<<<<

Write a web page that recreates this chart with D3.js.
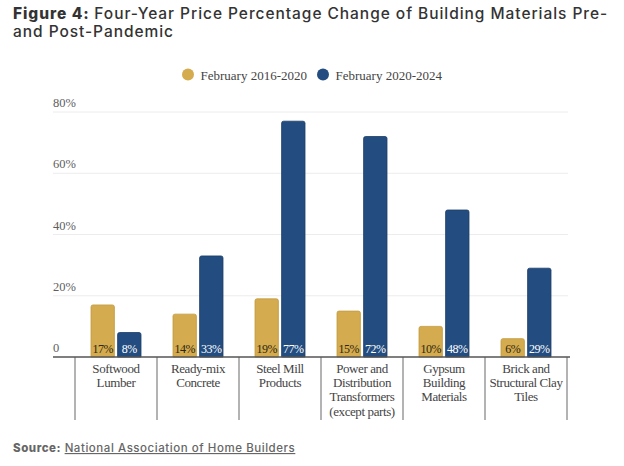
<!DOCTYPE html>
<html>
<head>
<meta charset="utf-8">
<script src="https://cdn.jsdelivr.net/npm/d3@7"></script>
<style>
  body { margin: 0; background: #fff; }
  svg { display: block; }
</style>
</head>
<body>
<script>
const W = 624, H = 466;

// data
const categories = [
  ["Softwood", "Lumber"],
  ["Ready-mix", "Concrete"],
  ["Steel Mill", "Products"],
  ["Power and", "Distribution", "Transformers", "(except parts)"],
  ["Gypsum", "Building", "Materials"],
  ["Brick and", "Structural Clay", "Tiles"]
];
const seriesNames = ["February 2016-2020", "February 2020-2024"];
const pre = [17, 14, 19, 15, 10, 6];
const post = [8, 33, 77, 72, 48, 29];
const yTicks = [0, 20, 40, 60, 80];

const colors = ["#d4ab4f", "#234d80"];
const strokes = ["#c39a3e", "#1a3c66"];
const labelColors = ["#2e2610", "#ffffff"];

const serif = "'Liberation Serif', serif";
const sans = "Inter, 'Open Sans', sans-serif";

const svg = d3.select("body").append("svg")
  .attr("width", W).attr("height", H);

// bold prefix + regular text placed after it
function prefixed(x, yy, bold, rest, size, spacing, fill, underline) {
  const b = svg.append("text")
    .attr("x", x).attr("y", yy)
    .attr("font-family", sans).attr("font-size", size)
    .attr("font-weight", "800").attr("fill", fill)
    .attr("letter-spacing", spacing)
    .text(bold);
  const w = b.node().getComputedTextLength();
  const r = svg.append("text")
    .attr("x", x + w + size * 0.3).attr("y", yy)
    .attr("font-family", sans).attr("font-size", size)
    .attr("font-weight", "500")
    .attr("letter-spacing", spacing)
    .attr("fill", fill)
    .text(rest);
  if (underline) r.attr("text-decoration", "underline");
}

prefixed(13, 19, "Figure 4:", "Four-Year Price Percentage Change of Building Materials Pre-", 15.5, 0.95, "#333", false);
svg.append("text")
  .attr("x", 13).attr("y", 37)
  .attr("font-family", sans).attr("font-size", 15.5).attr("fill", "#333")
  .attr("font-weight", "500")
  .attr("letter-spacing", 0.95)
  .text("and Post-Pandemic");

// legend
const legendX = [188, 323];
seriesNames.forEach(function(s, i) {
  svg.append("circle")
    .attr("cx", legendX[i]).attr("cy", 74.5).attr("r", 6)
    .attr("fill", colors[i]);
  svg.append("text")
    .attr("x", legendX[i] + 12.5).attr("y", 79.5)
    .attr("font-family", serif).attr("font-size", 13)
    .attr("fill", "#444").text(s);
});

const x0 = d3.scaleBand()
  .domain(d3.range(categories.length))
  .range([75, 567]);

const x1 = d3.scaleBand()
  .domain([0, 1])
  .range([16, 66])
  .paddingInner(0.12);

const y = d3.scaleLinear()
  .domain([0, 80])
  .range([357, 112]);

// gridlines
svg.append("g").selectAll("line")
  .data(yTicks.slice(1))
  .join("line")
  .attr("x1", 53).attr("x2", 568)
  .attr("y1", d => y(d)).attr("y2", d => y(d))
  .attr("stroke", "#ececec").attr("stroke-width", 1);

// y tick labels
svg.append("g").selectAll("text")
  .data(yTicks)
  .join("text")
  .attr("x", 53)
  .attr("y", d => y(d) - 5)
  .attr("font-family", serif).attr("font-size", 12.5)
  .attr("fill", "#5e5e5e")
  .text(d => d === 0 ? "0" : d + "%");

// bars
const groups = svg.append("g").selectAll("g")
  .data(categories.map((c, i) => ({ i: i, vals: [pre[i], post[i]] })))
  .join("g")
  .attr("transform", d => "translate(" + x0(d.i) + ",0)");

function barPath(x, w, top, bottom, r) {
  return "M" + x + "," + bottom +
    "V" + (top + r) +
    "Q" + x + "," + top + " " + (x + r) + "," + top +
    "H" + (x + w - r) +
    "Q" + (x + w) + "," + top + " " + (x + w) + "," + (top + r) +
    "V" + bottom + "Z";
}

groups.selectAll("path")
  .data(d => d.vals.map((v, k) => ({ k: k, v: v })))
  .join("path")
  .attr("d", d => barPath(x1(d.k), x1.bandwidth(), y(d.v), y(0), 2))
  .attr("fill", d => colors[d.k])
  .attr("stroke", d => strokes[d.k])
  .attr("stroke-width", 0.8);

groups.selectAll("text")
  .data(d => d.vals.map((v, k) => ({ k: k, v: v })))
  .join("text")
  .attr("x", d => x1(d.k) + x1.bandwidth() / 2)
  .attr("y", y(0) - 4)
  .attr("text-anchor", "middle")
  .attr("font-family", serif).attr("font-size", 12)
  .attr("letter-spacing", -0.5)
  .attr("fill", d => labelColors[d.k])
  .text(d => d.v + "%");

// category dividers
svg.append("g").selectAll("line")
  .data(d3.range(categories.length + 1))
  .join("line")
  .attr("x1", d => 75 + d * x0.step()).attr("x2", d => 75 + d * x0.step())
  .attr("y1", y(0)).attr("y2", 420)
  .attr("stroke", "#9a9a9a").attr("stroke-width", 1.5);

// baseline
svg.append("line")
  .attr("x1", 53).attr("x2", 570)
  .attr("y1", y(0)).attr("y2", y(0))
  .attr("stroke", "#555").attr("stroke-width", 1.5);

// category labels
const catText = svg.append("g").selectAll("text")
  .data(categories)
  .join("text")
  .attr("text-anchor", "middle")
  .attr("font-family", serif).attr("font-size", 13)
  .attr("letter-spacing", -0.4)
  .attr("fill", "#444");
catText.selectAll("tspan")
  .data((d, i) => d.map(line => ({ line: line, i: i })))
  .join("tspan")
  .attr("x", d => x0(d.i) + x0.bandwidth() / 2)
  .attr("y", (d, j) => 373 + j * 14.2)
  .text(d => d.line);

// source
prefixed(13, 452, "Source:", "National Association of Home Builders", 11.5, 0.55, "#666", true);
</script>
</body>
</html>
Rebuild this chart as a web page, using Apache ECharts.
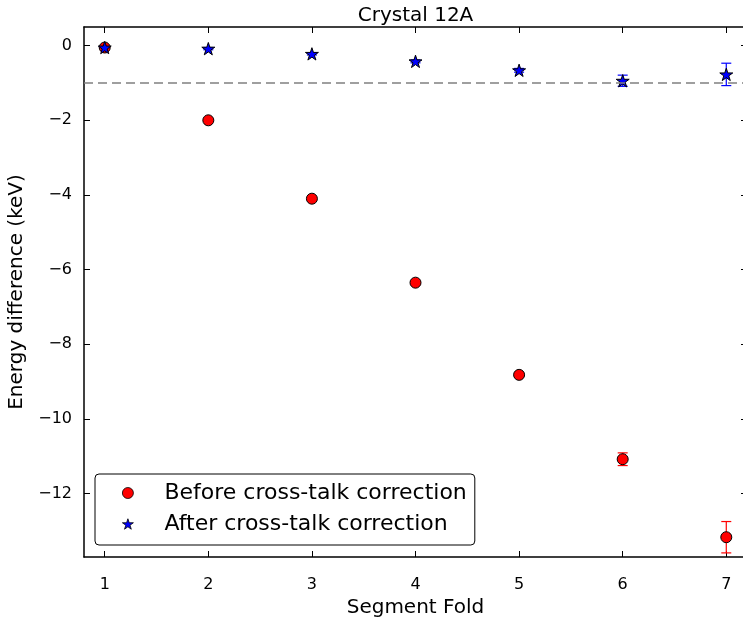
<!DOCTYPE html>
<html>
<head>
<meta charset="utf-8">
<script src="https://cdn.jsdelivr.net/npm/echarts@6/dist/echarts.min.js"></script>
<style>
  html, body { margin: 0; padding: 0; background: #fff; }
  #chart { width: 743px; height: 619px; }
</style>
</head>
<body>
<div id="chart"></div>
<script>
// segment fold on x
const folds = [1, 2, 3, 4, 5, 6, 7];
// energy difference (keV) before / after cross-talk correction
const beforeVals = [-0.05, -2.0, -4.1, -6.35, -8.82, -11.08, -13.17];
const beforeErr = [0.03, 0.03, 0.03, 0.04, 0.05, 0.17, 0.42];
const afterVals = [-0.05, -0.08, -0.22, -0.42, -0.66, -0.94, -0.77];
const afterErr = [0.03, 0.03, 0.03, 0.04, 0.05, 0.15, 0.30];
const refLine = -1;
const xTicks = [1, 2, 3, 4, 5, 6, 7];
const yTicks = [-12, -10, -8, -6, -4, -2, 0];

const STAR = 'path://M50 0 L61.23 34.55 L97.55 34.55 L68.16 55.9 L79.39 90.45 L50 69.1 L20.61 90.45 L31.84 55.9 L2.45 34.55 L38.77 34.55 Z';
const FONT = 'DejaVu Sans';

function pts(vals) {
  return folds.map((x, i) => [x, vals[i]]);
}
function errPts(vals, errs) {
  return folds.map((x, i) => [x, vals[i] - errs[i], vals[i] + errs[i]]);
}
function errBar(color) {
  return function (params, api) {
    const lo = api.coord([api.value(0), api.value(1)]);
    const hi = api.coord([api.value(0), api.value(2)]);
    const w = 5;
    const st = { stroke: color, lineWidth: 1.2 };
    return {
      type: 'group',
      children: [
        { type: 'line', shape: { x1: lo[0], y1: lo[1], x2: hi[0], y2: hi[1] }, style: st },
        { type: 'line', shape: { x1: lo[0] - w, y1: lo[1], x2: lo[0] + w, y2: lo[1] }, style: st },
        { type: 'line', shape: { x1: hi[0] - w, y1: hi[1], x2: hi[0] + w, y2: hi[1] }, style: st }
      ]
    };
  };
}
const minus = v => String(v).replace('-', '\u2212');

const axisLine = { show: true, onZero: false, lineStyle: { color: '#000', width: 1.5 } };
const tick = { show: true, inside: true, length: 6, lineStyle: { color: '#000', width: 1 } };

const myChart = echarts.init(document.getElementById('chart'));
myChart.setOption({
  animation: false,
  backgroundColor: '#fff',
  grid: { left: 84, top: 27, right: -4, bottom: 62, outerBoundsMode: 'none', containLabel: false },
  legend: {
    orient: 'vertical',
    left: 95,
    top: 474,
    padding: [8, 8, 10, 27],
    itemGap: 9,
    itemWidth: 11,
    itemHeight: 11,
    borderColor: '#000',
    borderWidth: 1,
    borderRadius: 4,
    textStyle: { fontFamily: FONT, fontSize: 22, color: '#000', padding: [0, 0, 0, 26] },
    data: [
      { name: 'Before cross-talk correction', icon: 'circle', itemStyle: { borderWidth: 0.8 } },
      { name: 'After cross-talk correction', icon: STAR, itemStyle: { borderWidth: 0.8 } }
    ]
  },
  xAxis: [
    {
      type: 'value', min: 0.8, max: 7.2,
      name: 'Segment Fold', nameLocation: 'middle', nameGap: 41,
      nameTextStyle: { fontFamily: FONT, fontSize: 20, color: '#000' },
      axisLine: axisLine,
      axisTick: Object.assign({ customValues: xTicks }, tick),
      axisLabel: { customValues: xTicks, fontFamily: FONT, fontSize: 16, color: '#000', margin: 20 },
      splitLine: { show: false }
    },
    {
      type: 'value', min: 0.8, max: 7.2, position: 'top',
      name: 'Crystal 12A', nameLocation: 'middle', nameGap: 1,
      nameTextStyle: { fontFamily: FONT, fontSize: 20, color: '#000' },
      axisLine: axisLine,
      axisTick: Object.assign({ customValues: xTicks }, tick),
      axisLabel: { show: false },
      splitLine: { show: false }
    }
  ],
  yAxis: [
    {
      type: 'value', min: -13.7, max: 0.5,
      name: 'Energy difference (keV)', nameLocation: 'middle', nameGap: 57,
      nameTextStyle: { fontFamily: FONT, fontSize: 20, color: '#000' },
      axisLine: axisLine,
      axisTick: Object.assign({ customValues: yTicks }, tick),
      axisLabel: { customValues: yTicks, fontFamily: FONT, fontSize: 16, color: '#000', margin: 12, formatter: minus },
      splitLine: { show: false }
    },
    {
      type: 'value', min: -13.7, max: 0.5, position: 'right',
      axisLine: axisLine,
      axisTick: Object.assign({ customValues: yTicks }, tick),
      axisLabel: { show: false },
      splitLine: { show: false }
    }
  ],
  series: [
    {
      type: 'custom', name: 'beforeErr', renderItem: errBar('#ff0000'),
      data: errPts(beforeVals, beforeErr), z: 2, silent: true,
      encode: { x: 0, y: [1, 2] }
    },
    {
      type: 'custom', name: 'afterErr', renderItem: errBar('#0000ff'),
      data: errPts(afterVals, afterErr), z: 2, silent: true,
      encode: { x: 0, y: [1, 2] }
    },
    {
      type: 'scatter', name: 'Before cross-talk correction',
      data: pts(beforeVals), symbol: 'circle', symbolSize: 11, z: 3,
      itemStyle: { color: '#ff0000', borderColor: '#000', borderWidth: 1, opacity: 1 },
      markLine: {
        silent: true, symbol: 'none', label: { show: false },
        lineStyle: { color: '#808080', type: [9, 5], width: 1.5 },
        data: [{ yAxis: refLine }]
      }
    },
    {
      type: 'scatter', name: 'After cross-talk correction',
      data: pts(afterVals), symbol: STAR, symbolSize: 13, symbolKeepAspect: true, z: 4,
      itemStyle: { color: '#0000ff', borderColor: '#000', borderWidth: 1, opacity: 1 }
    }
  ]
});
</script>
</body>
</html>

>>>>

§ Required task
Transcribe, leaving out pictures, each line from the one containing "Rebuild this chart" through the one containing "const yTicks = [-12, -10, -8, -6, -4, -2, 0];".

§ Complete answer
Rebuild this chart as a web page, using Apache ECharts.
<!DOCTYPE html>
<html>
<head>
<meta charset="utf-8">
<script src="https://cdn.jsdelivr.net/npm/echarts@6/dist/echarts.min.js"></script>
<style>
  html, body { margin: 0; padding: 0; background: #fff; }
  #chart { width: 743px; height: 619px; }
</style>
</head>
<body>
<div id="chart"></div>
<script>
// segment fold on x
const folds = [1, 2, 3, 4, 5, 6, 7];
// energy difference (keV) before / after cross-talk correction
const beforeVals = [-0.05, -2.0, -4.1, -6.35, -8.82, -11.08, -13.17];
const beforeErr = [0.03, 0.03, 0.03, 0.04, 0.05, 0.17, 0.42];
const afterVals = [-0.05, -0.08, -0.22, -0.42, -0.66, -0.94, -0.77];
const afterErr = [0.03, 0.03, 0.03, 0.04, 0.05, 0.15, 0.30];
const refLine = -1;
const xTicks = [1, 2, 3, 4, 5, 6, 7];
const yTicks = [-12, -10, -8, -6, -4, -2, 0];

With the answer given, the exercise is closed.